In OSPF, you make an area stub so that it does not receive type 5 or 4 LSAs thus reducing the size of the LSDB and saving memory resources. You can make it a stub no-summary so that it doesn't receive type 3, 4 or 5 LSAs further reducing memory resources. This is a logical configuration because stub areas have only one entry point to the backbone network therefore it makes no sense for a stub candidate to learn hundreds of routes all to the same next hop of the ABR when you could simply make it a stub so that it only learns a default route and its intra-area routes.

EIGRP is different from this. In EIGRP, stubs aren't about limiting what routes you learn but rather what routes you advertise. I don't see the correlation between having a single entry point to the rest of the network (AKA a stub router) and limiting outbound route advertisements. Stub routers still need to advertise their routes out to the rest of the network – how does having a single entry point into the backbone EIGRP network make them eligible to not advertise their routes?

What benefit does EIGRP stub routing provide if any?

Best Answer

There are philosophical differences in the design of OSPF and EIGRP and they are reflected in the protocol operation. For example, OSPF relies on a strict hierarchy/star topology to prevent loops. EIGRP uses the concept of successors for loop prevention, and this allows for more flexible topologies (not always a good thing).

EDIT:

OSPF and EIGRP stubs solve somewhat different problems.

The purpose of OSPF areas is to save resources by limiting the flooding of route updates to just inside the area.

OSPF stubs save resources in the stub area by blocking external routes inside the area (except, of course, NSSA).

EIGRP stubs are confined to individual routers, not areas.

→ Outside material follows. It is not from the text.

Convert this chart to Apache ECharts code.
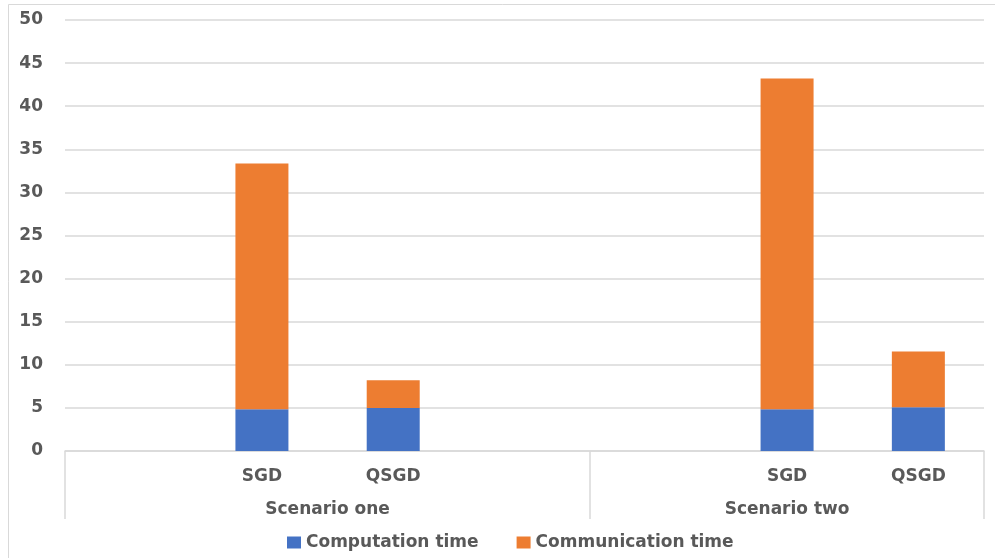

They save resources by limiting the size of the DUAL route query, and therefore speeds up convergence. An EIGRP stub advertises its own routes, but doesn't advertise routes it learns from other parts of the network. An EIGRP stub router tells its neighbor that it doesn't know about the rest of the network, so there's no point querying it about other routes. That speeds up convergence by limiting the number of queries a router has to process.